» What you need to do: In the records below, find the line that contains "What Plotly code" and the line that contains "return (B - yp) / ph"; write out exactly those two lines and everything between them, without the pictures.

» Supplied data:

___

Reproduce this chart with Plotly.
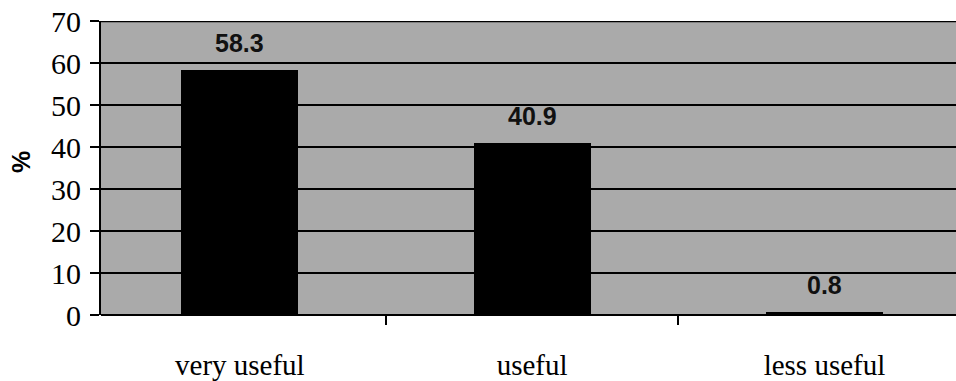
import plotly.graph_objects as go

categories = ["very useful", "useful", "less useful"]
values = [58.3, 40.9, 0.8]
value_labels = ["58.3", "40.9", "0.8"]
y_ticks = [0, 10, 20, 30, 40, 50, 60, 70]

fig = go.Figure()
fig.add_trace(go.Bar(
    x=categories, y=values, width=0.40,
    marker=dict(color="#000000", line=dict(width=0)),
    hoverinfo="skip",
))

for c, v, t in zip(categories, values, value_labels):
    fig.add_annotation(x=c, y=v, text="<b>" + t + "</b>", showarrow=False, yshift=27,
                       font=dict(family="Liberation Sans", size=25, color="#111111"))

fig.add_annotation(xref="paper", yref="paper", x=0, y=0.52, xshift=-80,
                   xanchor="center", yanchor="middle",
                   text="<b>%</b>", textangle=-90, showarrow=False,
                   font=dict(family="Liberation Sans", size=25, color="#000000"))

# top border line at the maximum of the value axis
fig.add_shape(type="line", xref="paper", yref="y", x0=0, x1=1, y0=70, y1=70,
              line=dict(color="#000", width=2.5))

fig.update_layout(
    width=956, height=381,
    margin=dict(l=101, r=0, t=21, b=64),
    paper_bgcolor="#ffffff",
    plot_bgcolor="#aaaaaa",
    showlegend=False,
    bargap=0,
)
fig.update_xaxes(
    range=[-0.475, 2.45],
    tickson="boundaries", ticks="outside", ticklen=9, tickwidth=1.5, tickcolor="#000",
    showline=False, showgrid=False, zeroline=False,
    tickfont=dict(family="Liberation Serif", size=29, color="#000"),
    ticklabelstandoff=30,
)
fig.update_yaxes(
    range=[0, 70], tickvals=y_ticks,
    ticks="outside", ticklen=9, tickwidth=1.5, tickcolor="#000",
    showline=True, linecolor="#000", linewidth=2,
    showgrid=True, gridcolor="#000", gridwidth=2,
    zeroline=True, zerolinecolor="#000", zerolinewidth=2,
    tickfont=dict(family="Liberation Serif", size=30, color="#000"),
    ticklabelstandoff=3,
)

fig.write_html("out.html")
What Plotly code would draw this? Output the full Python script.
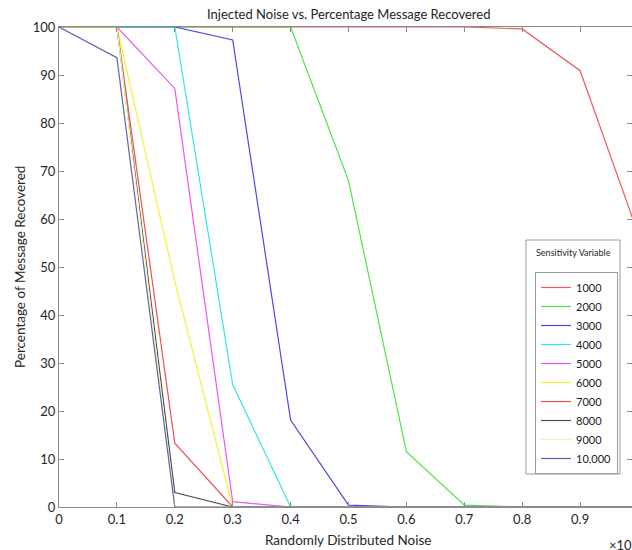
import plotly.graph_objects as go

# ---- data ----
noise = [0.0, 0.1, 0.2, 0.3, 0.4, 0.5, 0.6, 0.7, 0.8, 0.9, 1.0]
s1000 = [100, 100, 100, 100, 100, 100, 100, 100, 99.6, 90.9, 57]
s2000 = [100, 100, 100, 100, 100, 68, 11.5, 0.4, 0, 0, 0]
s3000 = [100, 100, 100, 97.3, 18.1, 0.4, 0, 0, 0, 0, 0]
s4000 = [100, 100, 100, 25.5, 0, 0, 0, 0, 0, 0, 0]
s5000 = [100, 100, 87.2, 1.1, 0, 0, 0, 0, 0, 0, 0]
s6000 = [100, 100, 47, 0, 0, 0, 0, 0, 0, 0, 0]
s7000 = [100, 100, 13.3, 0, 0, 0, 0, 0, 0, 0, 0]
s8000 = [100, 100, 3.0, 0, 0, 0, 0, 0, 0, 0, 0]
s9000 = [100, 100, 0, 0, 0, 0, 0, 0, 0, 0, 0]
s10000 = [100, 93.6, 0, 0, 0, 0, 0, 0, 0, 0, 0]

series_names = ["1000", "2000", "3000", "4000", "5000", "6000", "7000", "8000", "9000", "10,000"]
series_values = [s1000, s2000, s3000, s4000, s5000, s6000, s7000, s8000, s9000, s10000]
colors = ["#f0585c", "#4de24d", "#4a4ae6", "#33e6e6", "#ee55ee", "#f2f23a",
          "#f05050", "#505050", "#f6f6a0", "#6262b4"]

x_tick_vals = [0, 0.1, 0.2, 0.3, 0.4, 0.5, 0.6, 0.7, 0.8, 0.9]
x_tick_text = ["0", "0.1", "0.2", "0.3", "0.4", "0.5", "0.6", "0.7", "0.8", "0.9"]
y_tick_vals = [0, 10, 20, 30, 40, 50, 60, 70, 80, 90, 100]

FONT = "Lato"
TXT = "#262626"
AX = "#8a8a8a"

fig = go.Figure()
for name, vals, col in zip(series_names, series_values, colors):
    fig.add_trace(go.Scatter(x=noise, y=vals, mode="lines", name=name,
                             line=dict(color=col, width=1.2)))

W, H = 632, 550
# plot area in window pixels: 59..632 horizontally, 27..507 vertically
L, R, T, B = 59, 632, 27, 507
pw, ph = R - L, B - T


def px(xp):
    return (xp - L) / pw


def py(yp):
    return (B - yp) / ph


fig.update_layout(
    width=W, height=H,
    margin=dict(l=L, r=W - R, t=T, b=H - B, autoexpand=False),
    paper_bgcolor="white", plot_bgcolor="white",
    font=dict(family=FONT, color=TXT, size=13),
    showlegend=True,
    legend=dict(
        x=px(535), y=py(272), xanchor="left", yanchor="top",
        bordercolor="#9a9a9a", borderwidth=1, bgcolor="white",
        font=dict(family=FONT, size=11, color="#1a1a1a"),
        itemwidth=30, tracegroupgap=0,
    ),
    xaxis=dict(
        range=[0, pw / 579.0], tickvals=x_tick_vals, ticktext=x_tick_text,
        ticks="inside", ticklen=5, tickcolor=AX, showline=True, linecolor=AX,
        linewidth=1, mirror="ticks", showgrid=False, zeroline=False, automargin=False,
        tickfont=dict(family=FONT, size=13, color=TXT),
    ),
    yaxis=dict(
        range=[0, 100], tickvals=y_tick_vals,
        ticks="inside", ticklen=5, tickcolor=AX, showline=True, linecolor=AX,
        linewidth=1, mirror="ticks", showgrid=False, zeroline=False, automargin=False,
        tickfont=dict(family=FONT, size=13, color=TXT),
    ),
    annotations=[
        dict(text="Injected Noise vs. Percentage Message Recovered", xref="paper", yref="paper",
             x=px(348), y=py(14), xanchor="center", yanchor="middle", showarrow=False,
             font=dict(family=FONT, size=13, color=TXT)),
        dict(text="Randomly Distributed Noise", xref="paper", yref="paper",
             x=px(348), y=py(540), xanchor="center", yanchor="middle", showarrow=False,
             font=dict(family=FONT, size=13.5, color=TXT)),
        dict(text="Percentage of Message Recovered", xref="paper", yref="paper",
             x=px(20), y=py(267), xanchor="center", yanchor="middle", showarrow=False,
             textangle=-90, font=dict(family=FONT, size=13.5, color=TXT)),
        dict(text="×10<sup>7</sup>", xref="paper", yref="paper",
             x=px(607), y=py(544), xanchor="left", yanchor="middle", showarrow=False,
             font=dict(family=FONT, size=13, color=TXT)),
        dict(text="Sensitivity Variable", xref="paper", yref="paper",
             x=px(573), y=py(252), xanchor="center", yanchor="middle", showarrow=False,
             font=dict(family=FONT, size=9, color=TXT)),
    ],
    shapes=[
        dict(type="rect", xref="paper", yref="paper",
             x0=px(526), x1=px(620), y0=py(240), y1=py(474),
             line=dict(color="#9a9a9a", width=1), fillcolor="rgba(0,0,0,0)", layer="below"),
    ],
)

fig.write_html(
    "out.html",
    config={"displayModeBar": False},
    post_script="document.body.style.margin='0';document.body.style.overflow='hidden';",
)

___

» Exercise output:
What Plotly code would draw this? Output the full Python script.
import plotly.graph_objects as go

# ---- data ----
noise = [0.0, 0.1, 0.2, 0.3, 0.4, 0.5, 0.6, 0.7, 0.8, 0.9, 1.0]
s1000 = [100, 100, 100, 100, 100, 100, 100, 100, 99.6, 90.9, 57]
s2000 = [100, 100, 100, 100, 100, 68, 11.5, 0.4, 0, 0, 0]
s3000 = [100, 100, 100, 97.3, 18.1, 0.4, 0, 0, 0, 0, 0]
s4000 = [100, 100, 100, 25.5, 0, 0, 0, 0, 0, 0, 0]
s5000 = [100, 100, 87.2, 1.1, 0, 0, 0, 0, 0, 0, 0]
s6000 = [100, 100, 47, 0, 0, 0, 0, 0, 0, 0, 0]
s7000 = [100, 100, 13.3, 0, 0, 0, 0, 0, 0, 0, 0]
s8000 = [100, 100, 3.0, 0, 0, 0, 0, 0, 0, 0, 0]
s9000 = [100, 100, 0, 0, 0, 0, 0, 0, 0, 0, 0]
s10000 = [100, 93.6, 0, 0, 0, 0, 0, 0, 0, 0, 0]

series_names = ["1000", "2000", "3000", "4000", "5000", "6000", "7000", "8000", "9000", "10,000"]
series_values = [s1000, s2000, s3000, s4000, s5000, s6000, s7000, s8000, s9000, s10000]
colors = ["#f0585c", "#4de24d", "#4a4ae6", "#33e6e6", "#ee55ee", "#f2f23a",
          "#f05050", "#505050", "#f6f6a0", "#6262b4"]

x_tick_vals = [0, 0.1, 0.2, 0.3, 0.4, 0.5, 0.6, 0.7, 0.8, 0.9]
x_tick_text = ["0", "0.1", "0.2", "0.3", "0.4", "0.5", "0.6", "0.7", "0.8", "0.9"]
y_tick_vals = [0, 10, 20, 30, 40, 50, 60, 70, 80, 90, 100]

FONT = "Lato"
TXT = "#262626"
AX = "#8a8a8a"

fig = go.Figure()
for name, vals, col in zip(series_names, series_values, colors):
    fig.add_trace(go.Scatter(x=noise, y=vals, mode="lines", name=name,
                             line=dict(color=col, width=1.2)))

W, H = 632, 550
# plot area in window pixels: 59..632 horizontally, 27..507 vertically
L, R, T, B = 59, 632, 27, 507
pw, ph = R - L, B - T


def px(xp):
    return (xp - L) / pw


def py(yp):
    return (B - yp) / ph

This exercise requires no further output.